Ritter still thinks it's okay to be your own type, even if it's not a "type" at all. And if being himself onscreen means portraying a nice guy with an interesting inner life, that's more than fine with him. "One of the things that really bothers me is this idea that people who try to be nice and good people aren't as complicated as assholes," he says. "And actually it's much less complicated to be selfish and horrible to people. It's much easier to be a jerk."
Out Takes
-Met manager Joannie Burstein after landing an audition for the movie "Mumford" through a friend. "I met her on the set, and she was really nice and didn't seem—this is gonna sound mean, but didn't seem like a manager or an agent," says Ritter. "She does talk very fast, but she's not a fast-talking shark of a person. She has a great heart and really is passionate about art and making the right decisions. She knew that I wanted to go to school, and she waited for me to go to four years of college, and I would audition during the summers."
-Also repped by agent Bonnie Bernstein of ICM
-Studied at the Atlantic Theater Company and the Royal Academy of Dramatic Art in London
-Theater credits include Neil LaBute's "The Distance From Here" and Wendy Wasserstein's "Third"
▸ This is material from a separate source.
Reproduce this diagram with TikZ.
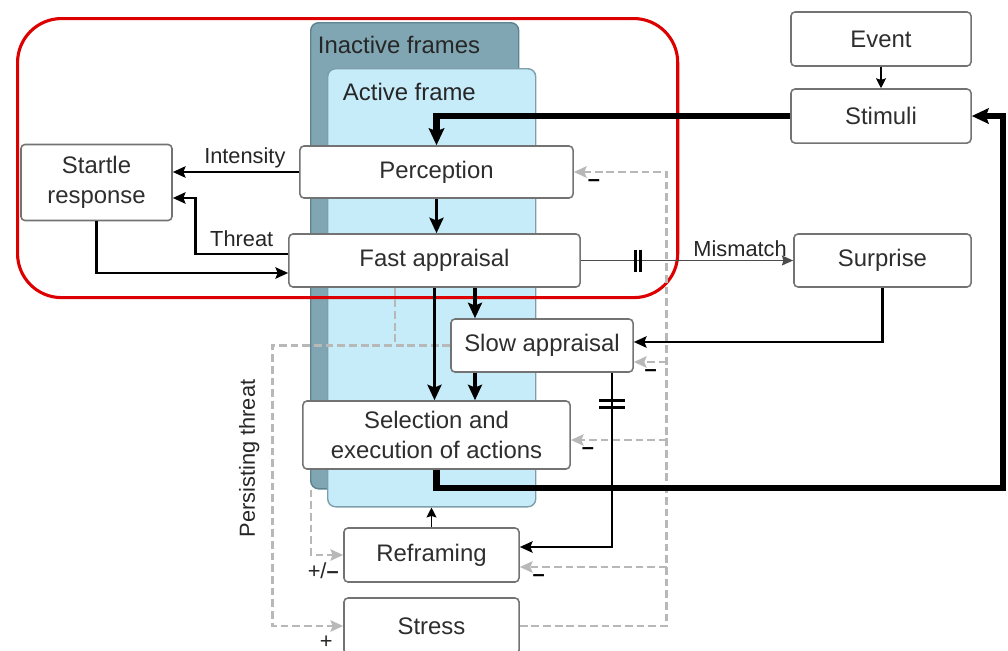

-Reads reviews of his work but acknowledges that this is perhaps not the healthiest practice: "I wish I could stay away. But there have been times where I've read really terrible reviews where I've learned something about myself and gone, 'Oh, I guess when I thought I was looking tortured and upset, it looked like I was smiling. Maybe I'll see what I can do about that.' You automatically remember every bad thing that anyone's said about you, and then you read something nice, and you're like, 'Okay, that one's fine. Where's another horrible one, that I can memorize and torture myself with?' I think it's important to have a healthy relationship with those and take the good ones with the bad ones."